Some concrete examples of issues that have been brought up:
1. If one thread (successfully) calls mmap() and then passes the
return value pointer to another thread via relaxed atomic store/load
operations, what guarantees does the second thread have (if any) about
accessing the newly mapped memory? I reasoned that mmap() should be
thought of as a non-atomic memory write operation to the affected
pages, so the allocating thread needs to use a store-release operation
(or stronger), and the accessing thread needs a load-consume operation
(or stronger), for the second thread to safely access the mapped
memory. However, I can also imagine mmap() might guarantee that when
it has returned, the newly mapped pages (and any implied memory
initialization) must be globally visible to the process.
[This came up because LLVM's ThreadSanitizer uses the first
interpretation, whereas TCMalloc in some cases may mmap() some memory
and then communicate it to other threads via relaxed atomics assuming
the second interpretation.]
2. If a multi-threaded application calls fork(), what affordances are
allowed when reasoning about the state of the state of the child
process's address space? I'd reason that any private objects (e.g.,
objects in memory mmap()'d with MAP_PRIVATE) that are being
concurrently non-atomically modified when fork() is called will be
left in an unspecified state in the child process; but still those
objects will now refer to new memory locations, so there should be no
"conflict" (per C11 definition) by simply storing to them in the child
process.
[This came up because LibreSSL portable uses a pthread_atfork() hook
to mark its random number generator state as requiring a re-seed in
child processes, and arguably this could be seen as a data race
because the object being written to in the child handler might be
concurrently written to in the parent process when fork() was
invoked.]
3. If an application has concurrent calls to fork() and
pthread_atfork(), are memory operations performed prior to the
pthread_atfork() call guaranteed to be visible within the context of
the atfork callbacks? Looking more closely now, it actually seems
that currently POSIX doesn't make *any* guarantees about concurrent
fork() and pthread_atfork() being safe, which seems surprising.
Perhaps worth fixing, but then pthread_atfork() is scheduled for
possible deprecation anyway.
[Again, came up because of LibreSSL portable.]
that hinged on how POSIX behaves under C11/C++11's memory model, both
of which ended somewhat unsatisfactorily by having to make
"reasonable" extrapolations from the current definitions.

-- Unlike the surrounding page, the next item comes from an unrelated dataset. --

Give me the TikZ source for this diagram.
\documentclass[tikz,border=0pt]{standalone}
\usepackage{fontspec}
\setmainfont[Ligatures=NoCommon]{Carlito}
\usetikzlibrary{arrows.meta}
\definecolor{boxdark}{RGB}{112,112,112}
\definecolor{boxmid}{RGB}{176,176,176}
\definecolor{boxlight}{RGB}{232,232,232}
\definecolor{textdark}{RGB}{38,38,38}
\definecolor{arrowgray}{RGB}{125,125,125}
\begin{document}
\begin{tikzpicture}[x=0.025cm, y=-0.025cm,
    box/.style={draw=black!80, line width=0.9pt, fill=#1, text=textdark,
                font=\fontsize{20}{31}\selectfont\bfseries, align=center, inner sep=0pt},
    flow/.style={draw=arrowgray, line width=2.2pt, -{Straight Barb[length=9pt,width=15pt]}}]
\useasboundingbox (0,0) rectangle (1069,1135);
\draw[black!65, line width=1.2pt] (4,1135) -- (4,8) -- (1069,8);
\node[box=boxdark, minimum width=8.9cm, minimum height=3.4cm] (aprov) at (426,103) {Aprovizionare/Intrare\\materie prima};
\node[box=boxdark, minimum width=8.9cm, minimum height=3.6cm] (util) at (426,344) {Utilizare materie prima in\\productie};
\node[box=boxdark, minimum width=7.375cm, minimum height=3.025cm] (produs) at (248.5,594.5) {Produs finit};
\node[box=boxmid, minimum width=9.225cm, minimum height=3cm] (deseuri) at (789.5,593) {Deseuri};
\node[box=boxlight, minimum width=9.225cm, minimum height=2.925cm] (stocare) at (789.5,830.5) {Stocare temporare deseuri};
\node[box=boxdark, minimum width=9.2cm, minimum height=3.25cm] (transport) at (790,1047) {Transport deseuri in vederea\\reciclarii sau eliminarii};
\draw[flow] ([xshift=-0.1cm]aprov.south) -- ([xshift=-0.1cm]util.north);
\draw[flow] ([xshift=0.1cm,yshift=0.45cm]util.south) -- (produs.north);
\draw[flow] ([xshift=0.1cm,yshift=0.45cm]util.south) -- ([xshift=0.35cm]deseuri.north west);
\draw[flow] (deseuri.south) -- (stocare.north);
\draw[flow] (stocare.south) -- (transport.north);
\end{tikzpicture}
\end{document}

I seem to recall reading somewhere that the plan is for a future
version of POSIX to align with C11, and it also seems like that will
require defining interactions between various POSIX functionality and
C11's atomic primitives. If so, I think there would be benefits to
starting on that process now so that implementations and applications
can start preparing for that future POSIX version.

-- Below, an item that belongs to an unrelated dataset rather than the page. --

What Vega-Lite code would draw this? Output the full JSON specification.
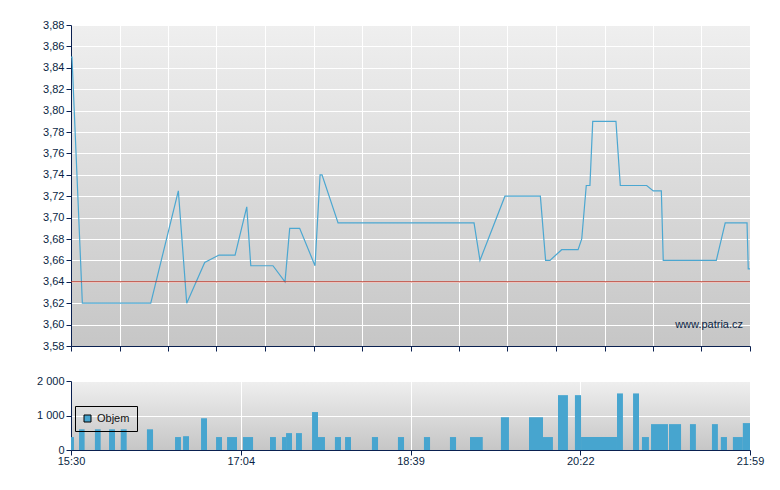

What do others think? And if this is worth doing, what would be the
proper way to proceed? E.g., just discuss on this mailing list, or
maybe try to setup a subgroup to focus on this work area, or something
else altogether?
Some concrete examples of issues that have been brought up:
1. If one thread (successfully) calls mmap() and then passes the
return value pointer to another thread via relaxed atomic store/load
operations, what guarantees does the second thread have (if any) about
accessing the newly mapped memory? I reasoned that mmap() should be
thought of as a non-atomic memory write operation to the affected
pages, so the allocating thread needs to use a store-release operation
(or stronger), and the accessing thread needs a load-consume operation
(or stronger), for the second thread to safely access the mapped
memory. However, I can also imagine mmap() might guarantee that when
it has returned, the newly mapped pages (and any implied memory
initialization) must be globally visible to the process.

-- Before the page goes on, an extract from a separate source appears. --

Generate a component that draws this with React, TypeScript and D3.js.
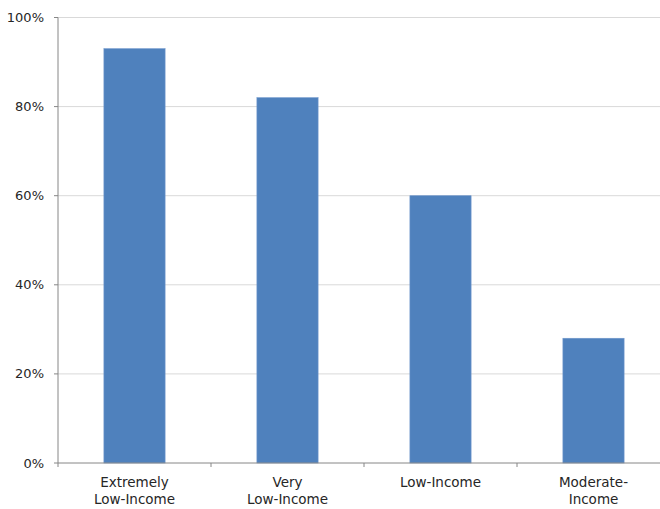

[This came up because LLVM's ThreadSanitizer uses the first
interpretation, whereas TCMalloc in some cases may mmap() some memory
and then communicate it to other threads via relaxed atomics assuming
the second interpretation.]
2. If a multi-threaded application calls fork(), what affordances are
allowed when reasoning about the state of the state of the child
process's address space? I'd reason that any private objects (e.g.,
objects in memory mmap()'d with MAP_PRIVATE) that are being
concurrently non-atomically modified when fork() is called will be
left in an unspecified state in the child process; but still those
objects will now refer to new memory locations, so there should be no
"conflict" (per C11 definition) by simply storing to them in the child
process.
[This came up because LibreSSL portable uses a pthread_atfork() hook
to mark its random number generator state as requiring a re-seed in
child processes, and arguably this could be seen as a data race
because the object being written to in the child handler might be
concurrently written to in the parent process when fork() was
invoked.]
3. If an application has concurrent calls to fork() and
pthread_atfork(), are memory operations performed prior to the
pthread_atfork() call guaranteed to be visible within the context of
the atfork callbacks? Looking more closely now, it actually seems
that currently POSIX doesn't make *any* guarantees about concurrent
fork() and pthread_atfork() being safe, which seems surprising.
Perhaps worth fixing, but then pthread_atfork() is scheduled for
possible deprecation anyway.
[Again, came up because of LibreSSL portable.]